How to Wear a Lot of Hats
Global Director of QA at OneSpan
If you play poker online, chances are, you’ve probably heard about the game the World Series of Poker. We would release to our customers every three months.
A lot of businesses are looking to reduce their time to market, and this is across a lot of platforms. In the game industry, we are eager to bring new value to our customers as frequently as possible. It’s a competitive market, so we like to be able to act quickly when a trend catches fire. You ideally want to reduce the number of changes that you deploy for each release, as well.
In this case, I was the product owner and a Scrum master of Scrum masters on a team. I was also the QA director and the release manager, a position that was brand new to the company. I was wearing a lot of hats.
Our mission was to reduce the length of our release cycle, bringing it from three months down to two weeks.
We solved this problem with executive buy-in, who sponsored this change in velocity. It was an initiative that involved a lot of people. Those in the studio were saying that it was impossible, that three months was the bare minimum; to them, that was just the way that things were. Having our leadership on our side helped us a lot in making this change.
Even if we were only able to shave a few weeks off at a time, the progress that we were making was still better than nothing. I had built a small automation framework team and we did what we could to streamline our testing process. We started with our end-to-end testing, which is the part of the process most capable of showing us whether or not we have a working product.
We ended up automating around seventy percent of our end-to-end tests, all of the ones that people would have to manually go in and validate. After running those every night, we would catch all of the issues that we had to figure out.
The server side was quite advanced in terms of the best practices that we had in place; server developers tend to have to do things right the first time, or else things start to break. Very bad things can happen.
We also added a smoke test prior to their merge. In order for the merge to go in, they would deploy the solution after running a few core tests. We were using the product just like a customer would.
At one point, I took on a release manager type of role, more of an additional hat than anything else. It was nothing that had been a part of the team’s way of working before. We defined, step-by-step, a process map. We planned out every single thing that needed to happen to get the product through production. In retrospectives, we were then able to analyze every step and identify areas that could be improved.
Along with this process map came a schedule. This was especially important toward the end, where the sequence of events ended up mattering a lot. After defining all of these processes, we then defined an owner for each step. Our teams were taking more responsibility for the quality of their deliverables than ever.
We had exposed all of the right people to the importance of everything that we were doing at this juncture. They had fresh ideas to bring to the table. Getting the team actively involved in the deployment process proved to be vital to our effort to reduce these release cycles.

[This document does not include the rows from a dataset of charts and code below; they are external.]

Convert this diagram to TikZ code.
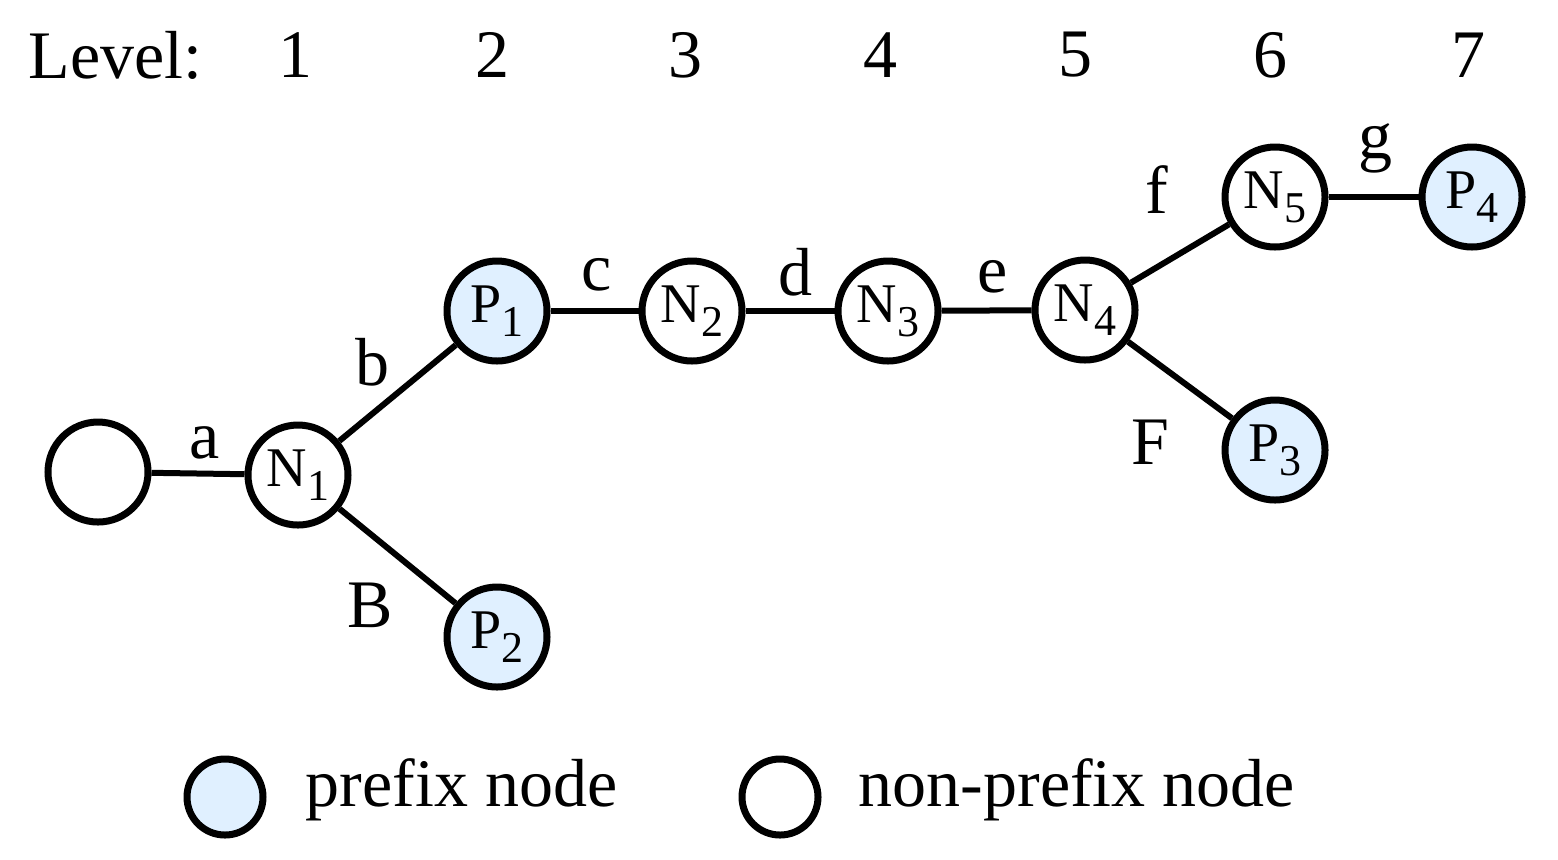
\documentclass[tikz,border=0pt]{standalone}
\usepackage{fontspec}
\setmainfont{Liberation Serif}
\begin{document}
\begin{tikzpicture}[x=0.25pt,y=-0.25pt,
  nd/.style={circle,draw=black,line width=1.75pt,minimum size=25pt,inner sep=0pt,font=\fontsize{14}{14}\selectfont},
  pf/.style={nd,fill=blue!50!cyan!12},
  ed/.style={line width=1.5pt},
  lb/.style={font=\fontsize{17}{17}\selectfont,inner sep=0pt}]
\useasboundingbox (0,0) rectangle (1558,859);
\newcommand{\lbl}[2]{#1\raisebox{-0.55ex}{\fontsize{11}{11}\selectfont #2}}
\node[nd] (r) at (98,472) {};
\node[nd] (n1) at (298,475) {\lbl{N}{1}};
\node[pf] (p1) at (497,311) {\lbl{P}{1}};
\node[nd] (n2) at (692,311) {\lbl{N}{2}};
\node[nd] (n3) at (888,311) {\lbl{N}{3}};
\node[nd] (n4) at (1085,310) {\lbl{N}{4}};
\node[nd] (n5) at (1275,197) {\lbl{N}{5}};
\node[pf] (p4) at (1472,197) {\lbl{P}{4}};
\node[pf] (p3) at (1275,450) {\lbl{P}{3}};
\node[pf] (p2) at (497,637) {\lbl{P}{2}};
\draw[ed] (r)--(n1); \draw[ed] (n1)--(p1); \draw[ed] (n1)--(p2);
\draw[ed] (p1)--(n2); \draw[ed] (n2)--(n3); \draw[ed] (n3)--(n4);
\draw[ed] (n4)--(n5); \draw[ed] (n4)--(p3); \draw[ed] (n5)--(p4);
\node[lb] (la) at (205,443) {a};
\node[lb] (lbb) at (372,362) {b};
\node[lb] (lc) at (597,275) {c};
\node[lb] (ld) at (795,272) {d};
\node[lb] (le) at (993,277) {e};
\node[lb] (lf) at (1157,190) {f};
\node[lb] (lg) at (1375,148) {g};
\node[lb] (lB) at (370,605) {B};
\node[lb] (lF) at (1150,442) {F};
\node[lb,anchor=west] (lev) at (28,55) {Level:};
\foreach \x/\t [count=\i] in {295/1,492/2,685/3,880/4,1075/5,1270/6,1468/7}
  \node[lb] (lv\i) at (\x,55) {\t};
\node[pf,minimum size=19pt] (k1) at (225,797) {};
\node[lb,anchor=west] (t1) at (305,790) {prefix node};
\node[nd,minimum size=19pt] (k2) at (780,797) {};
\node[lb,anchor=west] (t2) at (858,790) {non-prefix node};
\end{tikzpicture}
\end{document}
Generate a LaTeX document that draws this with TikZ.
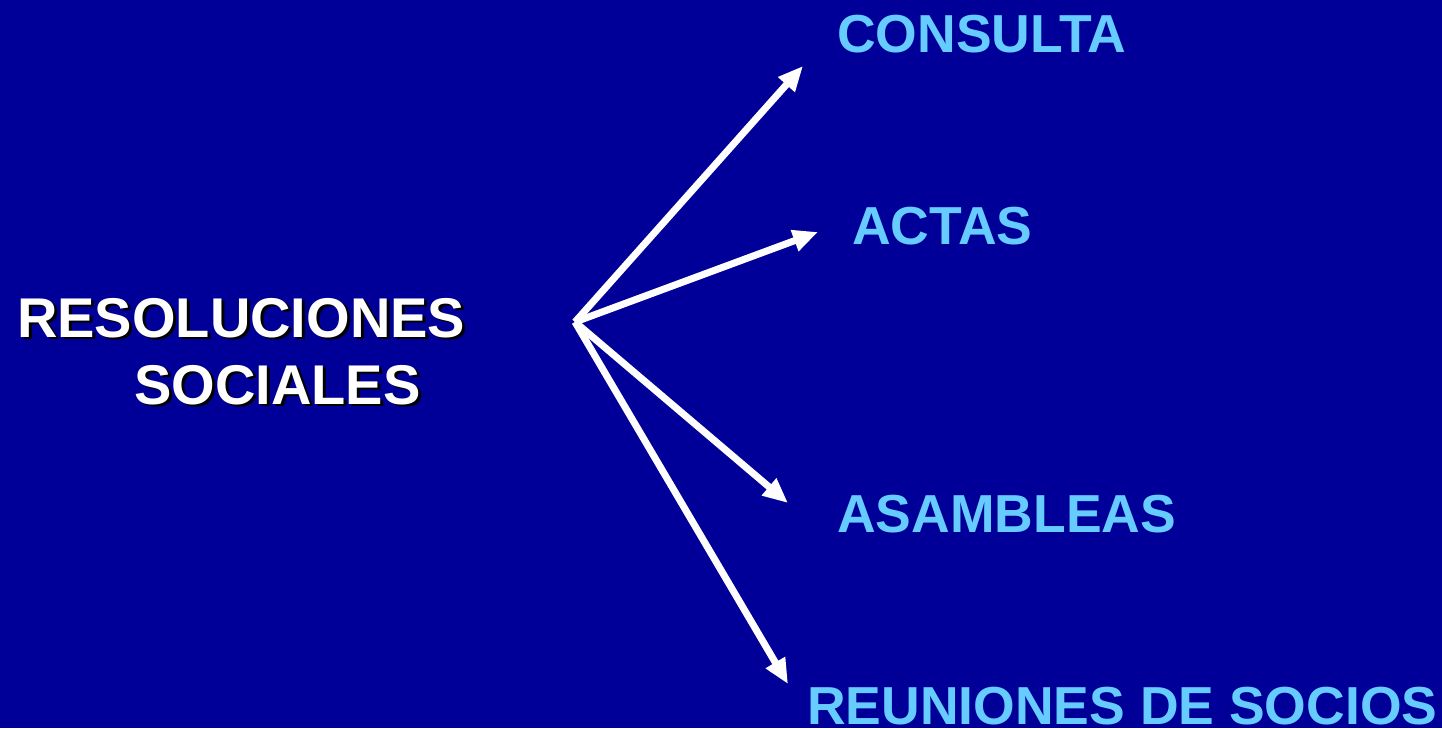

- My parents were free-range parents; I was always one to sort of do my own thing. I really do not toe the line when it comes to my role on the team. I can be the QA director, but if I see a problem outside of those duties, I put on a hat and I fix it. It’s easy to just say that something is not your job. It takes energy, but you learn so much by going above and beyond.
- I’m a systems-thinker. I see everything as a system that works together. When solving a problem like this, it can be helpful to learn how every piece of the puzzle works. How does everything all fit?
- Once my managers saw the value in this new position that I had come up with, they felt comfortable enough to hire somebody to take on the role full-time. Filling this gap has been very helpful to us.